Watching COMEDIAN tonight re-affirmed those ideas. I’ve been hanging out to see this documentary since it came out in 2002 and it didn’t disappoint.
The documentary follows Jerry Seinfeld around as he tries to create a new stand-up set from scratch, several years after the demise of his television show. Despite his fame, success and wealth, he demonstrates that comedy, as one of his co-comedians says, is “justice”. Watch Jerry stumble! Watch Jerry fall! Watch Jerry pick himself back up and keep going!
The other comedian featured in the show is Orny Adams, a 30-year old comic on his way up. He comes across as completely arrogant, paranoid and self-loathing, so I understood him totally. He obviously felt worried enough about how he comes across in the film that he has a lengthy quote from Seinfeld on the front page of his website, basically saying that the way Orny comes across is honest and the way every comedian, including Seinfeld, feels.

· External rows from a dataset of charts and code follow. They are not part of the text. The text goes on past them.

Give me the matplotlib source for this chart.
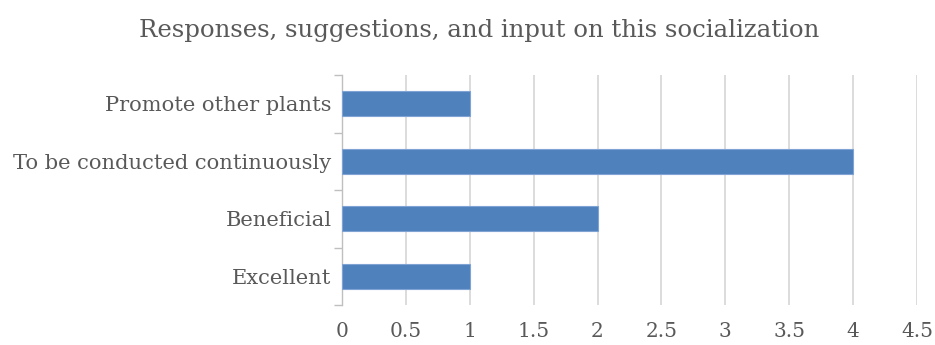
import matplotlib
matplotlib.use("Agg")
import matplotlib.pyplot as plt
import numpy as np

categories = ["Excellent", "Beneficial", "To be conducted continuously", "Promote other plants"]
values = [1, 2, 4, 1]
xticks = [0, 0.5, 1, 1.5, 2, 2.5, 3, 3.5, 4, 4.5]
xticklabels = ["0", "0.5", "1", "1.5", "2", "2.5", "3", "3.5", "4", "4.5"]
title = "Responses, suggestions, and input on this socialization"

plt.rcParams['font.family'] = ['DejaVu Serif']

fig = plt.figure(figsize=(9.35, 3.45), dpi=100)
ax = fig.add_axes([342/935, 1-305/345, (917-342)/935, (305-75)/345])

y = np.arange(len(categories))
ax.barh(y, values, height=0.44, color="#4F81BD", edgecolor="#7FA3D3", linewidth=0.8, zorder=3)
ax.set_xlim(0, 4.5)
ax.set_ylim(-0.5, len(categories) - 0.5)
ax.set_xticks(xticks)
ax.set_xticklabels(xticklabels)
ax.set_yticks(y)
ax.set_yticklabels(categories)
ax.set_yticks(np.arange(-0.5, len(categories), 1), minor=True)

ax.grid(axis='x', color="#D9D9D9", linewidth=1.3, zorder=0)
for s in ["top", "right", "bottom"]:
    ax.spines[s].set_visible(False)
ax.spines["left"].set_color("#BFBFBF")
ax.spines["left"].set_linewidth(1.0)

ax.tick_params(axis='x', length=0, labelsize=14.5, labelcolor="#595959", pad=12)
ax.tick_params(axis='y', which='major', length=0, labelsize=15.1, labelcolor="#595959", pad=7.5)
ax.tick_params(axis='y', which='minor', length=6, color="#BFBFBF", width=1.0)

fig.text(479/935, 1-30/345, title, ha='center', va='center', fontsize=17.6, color="#595959")

fig.savefig("out.png", dpi=100)
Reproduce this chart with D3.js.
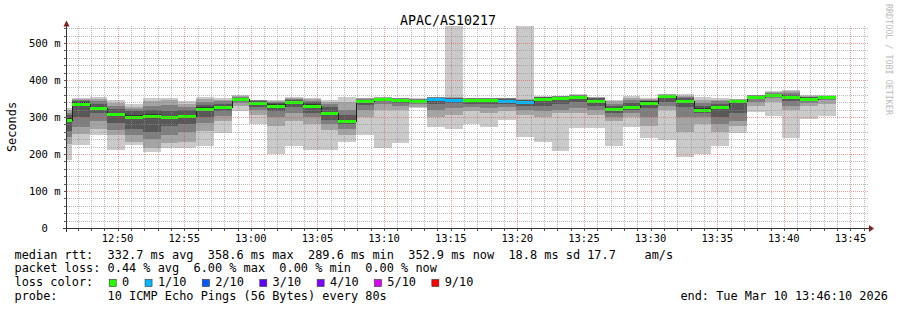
<!DOCTYPE html>
<html>
<head>
<meta charset="utf-8">
<script src="https://cdn.jsdelivr.net/npm/d3@7"></script>
<style>
  body { margin: 0; background: #fff; }
  text { font-family: "DejaVu Sans Mono", monospace; white-space: pre; }
</style>
</head>
<body>
<svg id="chart" width="897" height="310"></svg>
<script>
// time window and step of the probe (80 s bins)
const windowStart = "12:46:10";
const windowEnd = "13:46:10";
const firstBinStart = "12:45:14";
const stepSeconds = 80;

// median rtt per bin (ms)
const medians = [292, 335, 324, 308, 300, 303, 300, 303, 322, 328, 348, 338, 331, 340, 331, 310,
  290, 342, 349, 346, 344, 349, 347, 345, 345, 344, 340, 349, 351, 355, 344, 322,
  328, 339, 357, 342, 320, 327, 342, 355, 360, 354, 349, 353];

// lost pings out of 10 per bin
const lossCount = [0, 0, 0, 0, 0, 0, 0, 0, 0, 0, 0, 0, 0, 0, 0, 0,
  0, 0, 0, 0, 0, 1, 1, 0, 0, 1, 1, 0, 0, 0, 0, 0,
  0, 0, 0, 0, 0, 0, 0, 0, 0, 0, 0, 0];

// sorted ping times per bin (ms), used for the smoke
const pings = [
  [184, 228, 245, 262, 286, 298, 306, 312, 318, 325],
  [224, 255, 272, 300, 330, 340, 344, 347, 349, 351],
  [250, 268, 290, 310, 320, 328, 336, 342, 348, 353],
  [210, 250, 265, 285, 303, 312, 322, 330, 338, 346],
  [224, 232, 250, 268, 295, 305, 315, 322, 328, 335],
  [206, 215, 240, 260, 298, 308, 318, 330, 342, 351],
  [215, 230, 250, 275, 296, 304, 315, 332, 345, 351],
  [215, 232, 260, 282, 300, 306, 318, 328, 336, 343],
  [222, 262, 285, 300, 318, 326, 332, 340, 348, 355],
  [258, 290, 302, 315, 325, 331, 336, 342, 346, 350],
  [316, 330, 338, 343, 346, 350, 352, 354, 356, 359],
  [281, 305, 320, 328, 335, 341, 343, 345, 346, 347],
  [200, 275, 300, 315, 328, 334, 338, 341, 344, 346],
  [222, 290, 310, 328, 337, 343, 346, 349, 352, 355],
  [212, 280, 300, 312, 328, 334, 340, 344, 348, 352],
  [210, 265, 280, 292, 306, 314, 326, 334, 340, 346],
  [233, 250, 268, 280, 287, 293, 305, 320, 340, 355],
  [252, 300, 320, 332, 340, 344, 347, 349, 351, 352],
  [215, 320, 335, 342, 347, 350, 351, 352, 353, 354],
  [231, 318, 330, 338, 344, 348, 349, 350, 351, 352],
  [323, 328, 334, 338, 342, 346, 347, 348, 349, 351],
  [274, 300, 320, 335, 347, 351, 352, 353, 354, 355],
  [267, 305, 325, 338, 345, 349, 351, 352, 353, 900],
  [280, 315, 328, 335, 343, 347, 349, 350, 351, 352],
  [274, 310, 325, 335, 343, 347, 349, 350, 351, 352],
  [292, 315, 328, 336, 342, 346, 348, 350, 351, 352],
  [247, 305, 318, 330, 338, 342, 345, 347, 349, 900],
  [232, 300, 315, 330, 346, 351, 353, 354, 355, 356],
  [209, 310, 320, 335, 348, 353, 355, 356, 357, 358],
  [271, 312, 325, 340, 353, 357, 358, 359, 360, 361],
  [270, 305, 318, 330, 341, 347, 350, 352, 353, 354],
  [222, 290, 300, 312, 319, 325, 330, 336, 342, 346],
  [274, 300, 310, 320, 326, 331, 338, 345, 352, 357],
  [244, 275, 300, 325, 336, 342, 344, 346, 349, 352],
  [238, 320, 330, 340, 356, 358, 359, 360, 361, 362],
  [191, 260, 300, 328, 339, 345, 350, 355, 358, 361],
  [199, 280, 300, 312, 318, 323, 330, 338, 346, 353],
  [222, 260, 280, 300, 324, 330, 336, 342, 347, 350],
  [258, 275, 290, 310, 338, 345, 346, 347, 348, 349],
  [314, 330, 340, 348, 353, 357, 358, 359, 359, 360],
  [303, 340, 350, 355, 358, 361, 363, 365, 368, 370],
  [244, 320, 330, 342, 352, 356, 360, 365, 370, 373],
  [294, 330, 338, 345, 348, 351, 353, 355, 357, 360],
  [303, 335, 345, 350, 353, 355, 356, 357, 358, 360]
];

const yTickValues = [0, 100, 200, 300, 400, 500];
const xTickLabels = ["12:50", "12:55", "13:00", "13:05", "13:10", "13:15",
  "13:20", "13:25", "13:30", "13:35", "13:40", "13:45"];

const lossLabels = ["0", "1/10", "2/10", "3/10", "4/10", "5/10", "9/10"];
const lossColors = ["#26ff00", "#00b8ff", "#0059ff", "#5e00ff", "#7e00ff", "#dd00ff", "#ff0000"];
const smokeShades = ["#cacaca", "#a4a4a4", "#7e7e7e", "#585858", "#323232"];

const legendLine1 = "median rtt:  332.7 ms avg  358.6 ms max  289.6 ms min  352.9 ms now  18.8 ms sd 17.7    am/s";
const legendLine2 = "packet loss: 0.44 % avg  6.00 % max  0.00 % min  0.00 % now";
const legendLine4 = "probe:       10 ICMP Echo Pings (56 Bytes) every 80s";
const endLabel = "end: Tue Mar 10 13:46:10 2026";

const parse = d3.timeParse("%H:%M:%S");
const svg = d3.select("#chart");

const plot = { left: 66.5, right: 866, top: 26, bottom: 228 };

const x = d3.scaleTime()
  .domain([parse(windowStart), parse(windowEnd)])
  .range([plot.left, plot.right]);

const y = d3.scaleLinear()
  .domain([0, 545.9])
  .range([plot.bottom, plot.top]);

const bins = pings.map((p, i) => {
  const start = d3.timeSecond.offset(parse(firstBinStart), i * stepSeconds);
  const end = d3.timeSecond.offset(start, stepSeconds);
  return { start, end, p, median: medians[i], loss: lossCount[i] };
});

svg.append("defs").append("clipPath").attr("id", "plotclip")
  .append("rect")
  .attr("x", plot.left).attr("y", plot.top)
  .attr("width", plot.right - plot.left + 1)
  .attr("height", plot.bottom - plot.top);

const area = svg.append("g").attr("clip-path", "url(#plotclip)");

// smoke: band j spans ping j .. ping (9-j), darker towards the middle
smokeShades.forEach((shade, j) => {
  area.append("g")
    .selectAll("rect")
    .data(bins)
    .join("rect")
    .attr("shape-rendering", "crispEdges")
    .attr("x", d => Math.round(x(d.start)))
    .attr("width", d => Math.round(x(d.end)) - Math.round(x(d.start)))
    .attr("y", d => Math.round(y(d.p[9 - j])))
    .attr("height", d => Math.round(y(d.p[j])) - Math.round(y(d.p[9 - j])))
    .attr("fill", shade);
});

// grid
const minorColor = "rgba(140,140,140,0.6)";
const majorColor = "rgba(225,60,60,0.5)";
const grid = svg.append("g").attr("shape-rendering", "crispEdges");
const minutes = d3.timeMinute.range(x.domain()[0], x.domain()[1]);
minutes.forEach(m => {
  const major = m.getMinutes() % 5 === 0;
  const xx = Math.round(x(m)) + 0.5;
  grid.append("line")
    .attr("x1", xx).attr("x2", xx)
    .attr("y1", plot.top).attr("y2", plot.bottom)
    .attr("stroke", major ? majorColor : minorColor)
    .attr("stroke-dasharray", "1,1");
});
d3.range(20, 541, 20).forEach(v => {
  const major = v % 100 === 0;
  const yy = Math.round(y(v)) + 0.5;
  grid.append("line")
    .attr("x1", plot.left).attr("x2", plot.right + 2)
    .attr("y1", yy).attr("y2", yy)
    .attr("stroke", major ? majorColor : minorColor)
    .attr("stroke-dasharray", "1,1");
});

// median: dark step line plus loss-coloured band
const medianPoints = bins.map(d => [d.start, d.median]);
medianPoints.push([bins[bins.length - 1].end, bins[bins.length - 1].median]);
const stepLine = d3.line()
  .x(d => Math.round(x(d[0])))
  .y(d => Math.round(y(d[1])) + 0.5)
  .curve(d3.curveStepAfter);
area.append("path")
  .attr("d", stepLine(medianPoints))
  .attr("fill", "none")
  .attr("stroke", "#202020")
  .attr("stroke-width", 1)
  .attr("shape-rendering", "crispEdges");

area.append("g")
  .selectAll("rect")
  .data(bins)
  .join("rect")
  .attr("shape-rendering", "crispEdges")
  .attr("x", d => Math.round(x(d.start)))
  .attr("width", d => Math.round(x(d.end)) - Math.round(x(d.start)))
  .attr("y", d => Math.round(y(d.median)) - 1)
  .attr("height", 3)
  .attr("fill", d => lossColors[d.loss]);

// axes
const axis = svg.append("g").attr("shape-rendering", "crispEdges");
axis.append("line")
  .attr("x1", 63).attr("x2", 869)
  .attr("y1", plot.bottom + 0.5).attr("y2", plot.bottom + 0.5)
  .attr("stroke", "#333");
axis.append("line")
  .attr("x1", plot.left).attr("x2", plot.left)
  .attr("y1", plot.bottom + 4).attr("y2", 23)
  .attr("stroke", "#333");

minutes.forEach(m => {
  const xx = Math.round(x(m)) + 0.5;
  axis.append("line")
    .attr("x1", xx).attr("x2", xx)
    .attr("y1", plot.bottom + 1).attr("y2", plot.bottom + 3)
    .attr("stroke", "#555");
});
d3.range(20, 541, 20).forEach(v => {
  const yy = Math.round(y(v)) + 0.5;
  axis.append("line")
    .attr("x1", plot.left - 3).attr("x2", plot.left)
    .attr("y1", yy).attr("y2", yy)
    .attr("stroke", "#555");
});

svg.append("path")
  .attr("d", "M869,225L874,228.5L869,232Z")
  .attr("fill", "#7f1f1f");
svg.append("path")
  .attr("d", "M63.5,26.5L66.5,20.5L69.5,26.5Z")
  .attr("fill", "#7f1f1f");

// tick labels
svg.append("g")
  .selectAll("text")
  .data(yTickValues)
  .join("text")
  .attr("x", d => d === 0 ? 47.8 : 60.5)
  .attr("y", d => y(d) + 3.8)
  .attr("text-anchor", "end")
  .attr("font-size", "10.5px")
  .attr("fill", "#000")
  .text(d => d === 0 ? "0" : d + " m");

svg.append("g")
  .selectAll("text")
  .data(xTickLabels)
  .join("text")
  .attr("x", d => x(parse(d + ":00")))
  .attr("y", 241.5)
  .attr("text-anchor", "middle")
  .attr("font-size", "10.5px")
  .attr("fill", "#000")
  .text(d => d);

// title, axis label, watermark
svg.append("text")
  .attr("x", 448).attr("y", 24.5)
  .attr("text-anchor", "middle")
  .attr("font-size", "13.3px")
  .text("APAC/AS10217");

svg.append("text")
  .attr("transform", "translate(15.5,127) rotate(-90)")
  .attr("text-anchor", "middle")
  .attr("font-size", "11.9px")
  .text("Seconds");

svg.append("text")
  .attr("transform", "translate(885.5,4) rotate(90)")
  .attr("font-size", "8.4px")
  .attr("fill", "#bbbbbb")
  .text("RRDTOOL / TOBI OETIKER");

// legend
const cw = 7.17;
const lx = 14.5;
const legend = svg.append("g").attr("font-size", "11.9px").attr("fill", "#000");
legend.append("text").attr("x", lx).attr("y", 258.5).text(legendLine1);
legend.append("text").attr("x", lx).attr("y", 272).text(legendLine2);
legend.append("text").attr("x", lx).attr("y", 286).text("loss color:");
legend.append("text").attr("x", lx).attr("y", 299.5).text(legendLine4);
legend.append("text").attr("x", 888).attr("y", 299.5).attr("text-anchor", "end").text(endLabel);

let col = 13;
lossLabels.forEach((label, i) => {
  legend.append("rect")
    .attr("x", lx + col * cw + 1.5)
    .attr("y", 279.5)
    .attr("width", 7).attr("height", 7)
    .attr("fill", lossColors[i])
    .attr("stroke", "#333")
    .attr("stroke-width", 0.6);
  legend.append("text")
    .attr("x", lx + (col + 2) * cw)
    .attr("y", 286)
    .text(label);
  col += 2 + label.length + 2;
});
</script>
</body>
</html>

COMEDIAN also has cameos from comedy greats Chris Rock, Bill Cosby, Robert Klein, Ray Romano, Garry Shandling and Jay Leno, as they chat with Jerry over dinner and backstage.
The weirdest thing about watching this film for me was the similarity between it and the original pilot of CURB YOUR ENTHUSIASM, Larry David’s pseudo-documentary from 1999 which turned into his very successful television series. CYE pretended to follow Larry as he prepared for a return to stand-up.
A couple of the highlights of COMEDIAN for me:
- Jay Leno telling Jerry that he hasn’t spent a dime of the money he’s made from The Tonight Show - he only lives on his stand-up money. It sounds like there are two reasons - it forces him to keep working the stand-up circuit during his downtime from TTS and he half expects to end up fired from TTS and working as a security guard somewhere.
- Chris Rock talking about he caught Cosby’s current stand-up show which went for TWO HOURS AND TWENTY MINUTES and was entirely fresh materials except for one joke. Seinfeld gets to meet Cosby later on in the show, backstage at Cosby’s tour, and you can tell it’s a special moment for him.
- Jerry telling an anecdote about how, many years before, back when he was writing one joke a week, he noticed some construction workers heading back to work after lunch. He could tell they didn’t really want to go back to work, but they did anyway. He realized that he needed to treat his profession in the same way. It’s work. It’s a job. You don’t just sit and wait for inspiration to hit. You work at it.
Anyway… watch this film. It’s a great insight into Jerry Seinfeld, into the psychology of comedians and into the business of making people laugh.